I recently listened to a conversation between Sam Parr, Shaan Puri, and Ryan Deiss that completely reframed how I view the "growth ceiling."
I’ve worked with brands scaling from $1M to $50M in revenue, and I see the same pattern play out every single time.
Somewhere around $7M to $10M, growth stalls. The problem usually isn't the product. It isn't the market. And it isn't a lack of ideas.
The problem is you. You are the bottleneck.
Ryan Deiss dropped a quote during the pod that every founder needs to tape to their monitor:
"The more valuable you are, the less valuable the company is."
If you are the most valuable asset in the building, you can never go on vacation. More importantly, you can never sell. Buyers don't want to acquire a business that collapses the moment the founder leaves the room.
Here is the "30-minute MBA" on how to break through that $10M ceiling.
1. MVP vs. The Owner's Box
Every entrepreneur hits a point where it feels good to be "The Man."
It feeds the ego to have your fingerprints all over the business, to take the final shot, and to be the hero saving the day. But while that feels good, it destroys your enterprise value.
You have to make a choice:
Do you want to be on the court hitting the game-winning jump shot (The MVP)?

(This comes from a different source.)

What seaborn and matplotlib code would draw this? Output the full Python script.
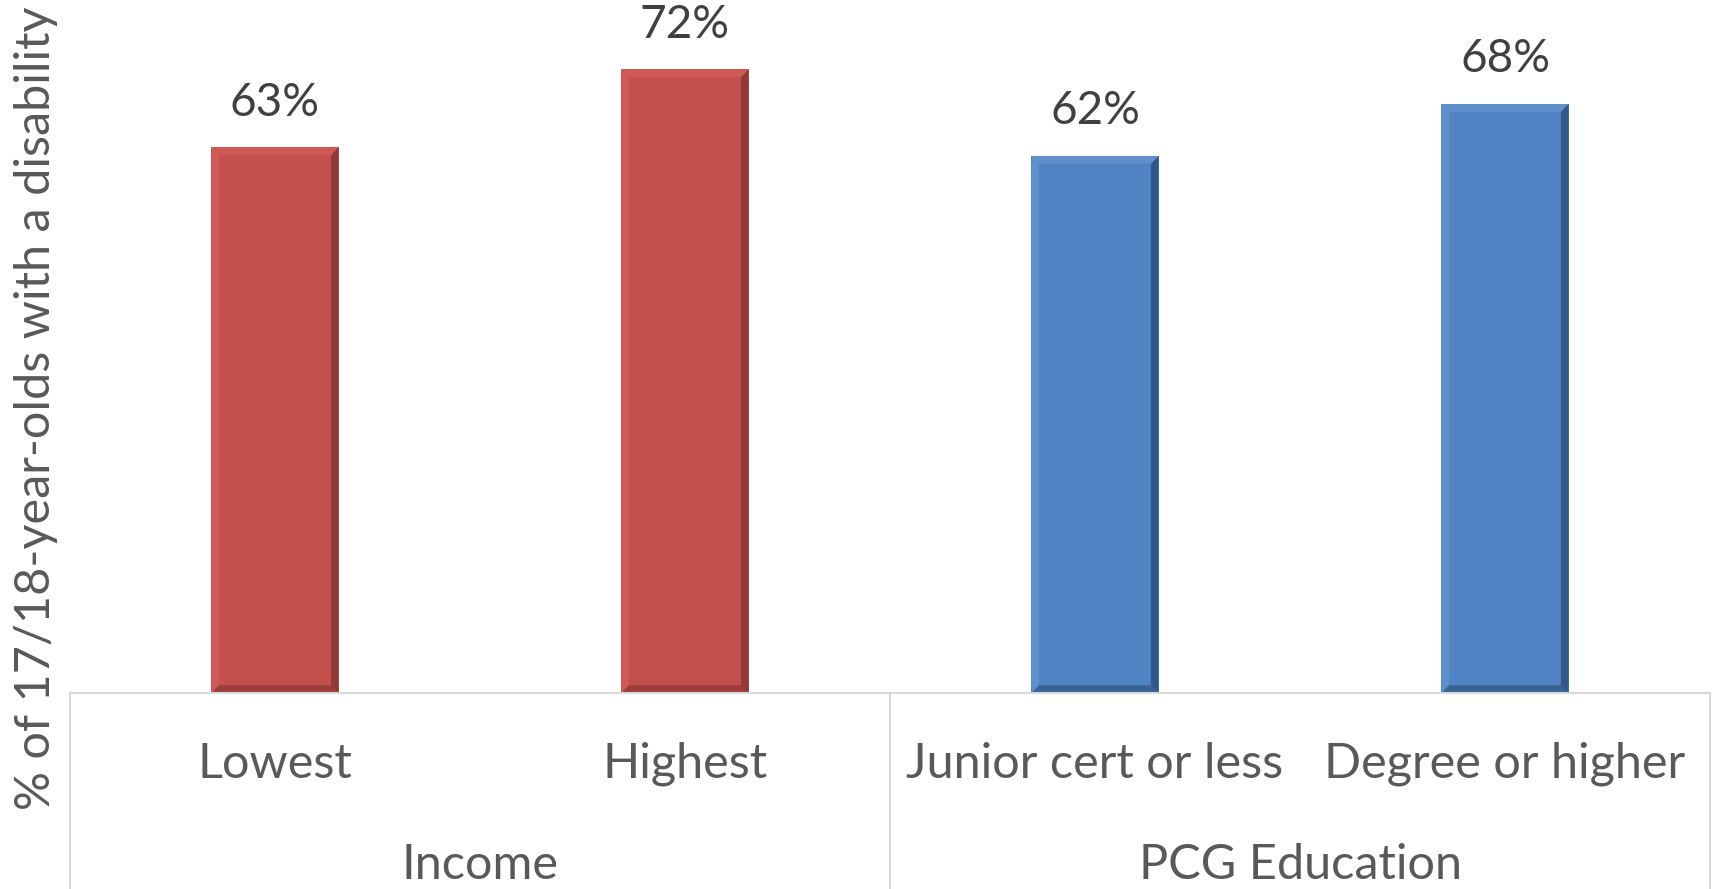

Or do you want to be up in the Owner's Box watching the team you built win without you?
Most entrepreneurs stay stuck as the MVP because they lack impulse control. They choose feeling important over building a sellable asset.
2. The Two-Bucket Problem
When I see brands hit that $10M wall, founders often try to fix everything at once. Deiss argues you should simplify it down to two constraints:
Demand Constraint: "I need more leads and sales."
Supply Constraint: "Please stop giving me leads; I can't fulfill the ones I have."
Once you identify which bucket you are in, the job is simple: Who do I need to hire to fix this specific bucket?
You don't need to find a "unicorn" who is better than you at business. You just need to find people who are better than you at that one specific bottleneck.
3. Make, Sell, Fulfill
So, how do you actually replace yourself?
Every business, no matter how complex, only does three things:
Make stuff.
Sell stuff.
Fulfill stuff.
Go to a whiteboard. Map out exactly how your company handles those three steps. Once you see the map, you will see exactly where you are the cog stopping the wheel from turning.
That is where you hire.
Stop trying to be the Most Valuable Player. Start building a valuable team.